[Exercise instructions] Reproduce the listing below word for word, with no pictures.

[Supplied material]
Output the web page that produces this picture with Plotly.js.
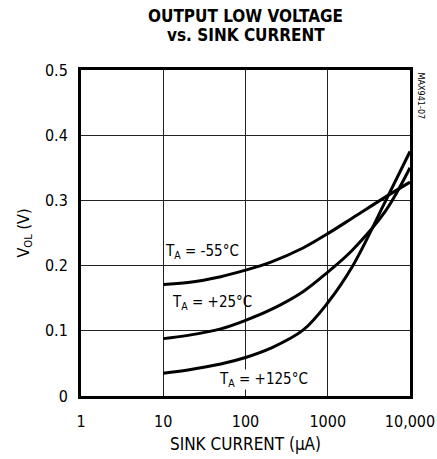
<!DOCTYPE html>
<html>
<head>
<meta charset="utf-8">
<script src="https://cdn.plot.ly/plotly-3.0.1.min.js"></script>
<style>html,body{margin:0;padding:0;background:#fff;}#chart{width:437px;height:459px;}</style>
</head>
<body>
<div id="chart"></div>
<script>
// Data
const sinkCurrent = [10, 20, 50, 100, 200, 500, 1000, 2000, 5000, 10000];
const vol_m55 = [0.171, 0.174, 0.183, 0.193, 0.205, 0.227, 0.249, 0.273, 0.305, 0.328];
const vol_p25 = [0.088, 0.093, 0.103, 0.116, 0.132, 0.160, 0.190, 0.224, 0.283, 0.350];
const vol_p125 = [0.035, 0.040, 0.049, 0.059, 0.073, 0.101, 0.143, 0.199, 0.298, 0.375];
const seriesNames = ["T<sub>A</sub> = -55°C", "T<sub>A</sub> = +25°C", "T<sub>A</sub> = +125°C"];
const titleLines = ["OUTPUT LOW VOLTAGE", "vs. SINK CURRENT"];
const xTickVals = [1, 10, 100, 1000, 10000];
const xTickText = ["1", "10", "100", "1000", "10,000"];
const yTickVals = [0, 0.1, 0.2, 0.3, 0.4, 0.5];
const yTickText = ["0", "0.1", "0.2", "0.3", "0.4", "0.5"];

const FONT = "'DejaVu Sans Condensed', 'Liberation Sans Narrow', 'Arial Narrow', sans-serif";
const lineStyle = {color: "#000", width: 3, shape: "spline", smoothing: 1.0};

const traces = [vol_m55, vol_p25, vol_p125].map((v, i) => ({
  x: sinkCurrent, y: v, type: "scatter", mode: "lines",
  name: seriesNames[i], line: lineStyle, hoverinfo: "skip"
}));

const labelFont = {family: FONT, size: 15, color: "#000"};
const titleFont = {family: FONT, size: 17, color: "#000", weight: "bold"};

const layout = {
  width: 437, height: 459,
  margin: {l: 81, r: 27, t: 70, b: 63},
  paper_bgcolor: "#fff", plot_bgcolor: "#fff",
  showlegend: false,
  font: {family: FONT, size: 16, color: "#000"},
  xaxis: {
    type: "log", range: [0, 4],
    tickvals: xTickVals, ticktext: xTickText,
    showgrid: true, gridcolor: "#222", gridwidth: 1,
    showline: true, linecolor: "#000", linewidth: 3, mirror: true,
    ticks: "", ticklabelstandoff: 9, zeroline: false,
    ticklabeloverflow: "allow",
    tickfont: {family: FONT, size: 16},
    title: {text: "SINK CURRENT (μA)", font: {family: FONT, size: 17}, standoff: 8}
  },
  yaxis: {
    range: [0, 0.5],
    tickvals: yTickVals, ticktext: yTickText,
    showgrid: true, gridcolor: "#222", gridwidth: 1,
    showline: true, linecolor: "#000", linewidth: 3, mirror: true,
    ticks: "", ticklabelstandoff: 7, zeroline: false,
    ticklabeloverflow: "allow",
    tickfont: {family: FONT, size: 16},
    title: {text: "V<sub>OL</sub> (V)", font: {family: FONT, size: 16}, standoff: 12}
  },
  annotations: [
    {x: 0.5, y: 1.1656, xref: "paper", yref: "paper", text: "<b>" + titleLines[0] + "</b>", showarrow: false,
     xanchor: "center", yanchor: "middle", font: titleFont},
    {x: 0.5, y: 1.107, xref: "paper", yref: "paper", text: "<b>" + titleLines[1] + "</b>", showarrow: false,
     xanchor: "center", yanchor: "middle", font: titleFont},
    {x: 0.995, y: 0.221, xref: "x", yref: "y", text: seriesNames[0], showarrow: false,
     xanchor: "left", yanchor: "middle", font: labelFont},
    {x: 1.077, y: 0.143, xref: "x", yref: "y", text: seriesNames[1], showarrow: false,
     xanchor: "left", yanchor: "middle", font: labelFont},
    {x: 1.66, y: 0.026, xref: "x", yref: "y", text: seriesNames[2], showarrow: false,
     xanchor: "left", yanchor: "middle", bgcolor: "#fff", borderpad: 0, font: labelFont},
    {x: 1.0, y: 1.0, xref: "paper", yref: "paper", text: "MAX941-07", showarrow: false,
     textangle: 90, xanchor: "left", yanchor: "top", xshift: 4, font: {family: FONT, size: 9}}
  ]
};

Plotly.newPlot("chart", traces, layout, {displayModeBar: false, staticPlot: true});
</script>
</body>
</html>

[Answer]
Output the web page that produces this picture with Plotly.js.
<!DOCTYPE html>
<html>
<head>
<meta charset="utf-8">
<script src="https://cdn.plot.ly/plotly-3.0.1.min.js"></script>
<style>html,body{margin:0;padding:0;background:#fff;}#chart{width:437px;height:459px;}</style>
</head>
<body>
<div id="chart"></div>
<script>
// Data
const sinkCurrent = [10, 20, 50, 100, 200, 500, 1000, 2000, 5000, 10000];
const vol_m55 = [0.171, 0.174, 0.183, 0.193, 0.205, 0.227, 0.249, 0.273, 0.305, 0.328];
const vol_p25 = [0.088, 0.093, 0.103, 0.116, 0.132, 0.160, 0.190, 0.224, 0.283, 0.350];
const vol_p125 = [0.035, 0.040, 0.049, 0.059, 0.073, 0.101, 0.143, 0.199, 0.298, 0.375];
const seriesNames = ["T<sub>A</sub> = -55°C", "T<sub>A</sub> = +25°C", "T<sub>A</sub> = +125°C"];
const titleLines = ["OUTPUT LOW VOLTAGE", "vs. SINK CURRENT"];
const xTickVals = [1, 10, 100, 1000, 10000];
const xTickText = ["1", "10", "100", "1000", "10,000"];
const yTickVals = [0, 0.1, 0.2, 0.3, 0.4, 0.5];
const yTickText = ["0", "0.1", "0.2", "0.3", "0.4", "0.5"];

const FONT = "'DejaVu Sans Condensed', 'Liberation Sans Narrow', 'Arial Narrow', sans-serif";
const lineStyle = {color: "#000", width: 3, shape: "spline", smoothing: 1.0};

const traces = [vol_m55, vol_p25, vol_p125].map((v, i) => ({
  x: sinkCurrent, y: v, type: "scatter", mode: "lines",
  name: seriesNames[i], line: lineStyle, hoverinfo: "skip"
}));

const labelFont = {family: FONT, size: 15, color: "#000"};
const titleFont = {family: FONT, size: 17, color: "#000", weight: "bold"};

const layout = {
  width: 437, height: 459,
  margin: {l: 81, r: 27, t: 70, b: 63},
  paper_bgcolor: "#fff", plot_bgcolor: "#fff",
  showlegend: false,
  font: {family: FONT, size: 16, color: "#000"},
  xaxis: {
    type: "log", range: [0, 4],
    tickvals: xTickVals, ticktext: xTickText,
    showgrid: true, gridcolor: "#222", gridwidth: 1,
    showline: true, linecolor: "#000", linewidth: 3, mirror: true,
    ticks: "", ticklabelstandoff: 9, zeroline: false,
    ticklabeloverflow: "allow",
    tickfont: {family: FONT, size: 16},
    title: {text: "SINK CURRENT (μA)", font: {family: FONT, size: 17}, standoff: 8}
  },
  yaxis: {
    range: [0, 0.5],
    tickvals: yTickVals, ticktext: yTickText,
    showgrid: true, gridcolor: "#222", gridwidth: 1,
    showline: true, linecolor: "#000", linewidth: 3, mirror: true,
    ticks: "", ticklabelstandoff: 7, zeroline: false,
    ticklabeloverflow: "allow",
    tickfont: {family: FONT, size: 16},
    title: {text: "V<sub>OL</sub> (V)", font: {family: FONT, size: 16}, standoff: 12}
  },
  annotations: [
    {x: 0.5, y: 1.1656, xref: "paper", yref: "paper", text: "<b>" + titleLines[0] + "</b>", showarrow: false,
     xanchor: "center", yanchor: "middle", font: titleFont},
    {x: 0.5, y: 1.107, xref: "paper", yref: "paper", text: "<b>" + titleLines[1] + "</b>", showarrow: false,
     xanchor: "center", yanchor: "middle", font: titleFont},
    {x: 0.995, y: 0.221, xref: "x", yref: "y", text: seriesNames[0], showarrow: false,
     xanchor: "left", yanchor: "middle", font: labelFont},
    {x: 1.077, y: 0.143, xref: "x", yref: "y", text: seriesNames[1], showarrow: false,
     xanchor: "left", yanchor: "middle", font: labelFont},
    {x: 1.66, y: 0.026, xref: "x", yref: "y", text: seriesNames[2], showarrow: false,
     xanchor: "left", yanchor: "middle", bgcolor: "#fff", borderpad: 0, font: labelFont},
    {x: 1.0, y: 1.0, xref: "paper", yref: "paper", text: "MAX941-07", showarrow: false,
     textangle: 90, xanchor: "left", yanchor: "top", xshift: 4, font: {family: FONT, size: 9}}
  ]
};

Plotly.newPlot("chart", traces, layout, {displayModeBar: false, staticPlot: true});
</script>
</body>
</html>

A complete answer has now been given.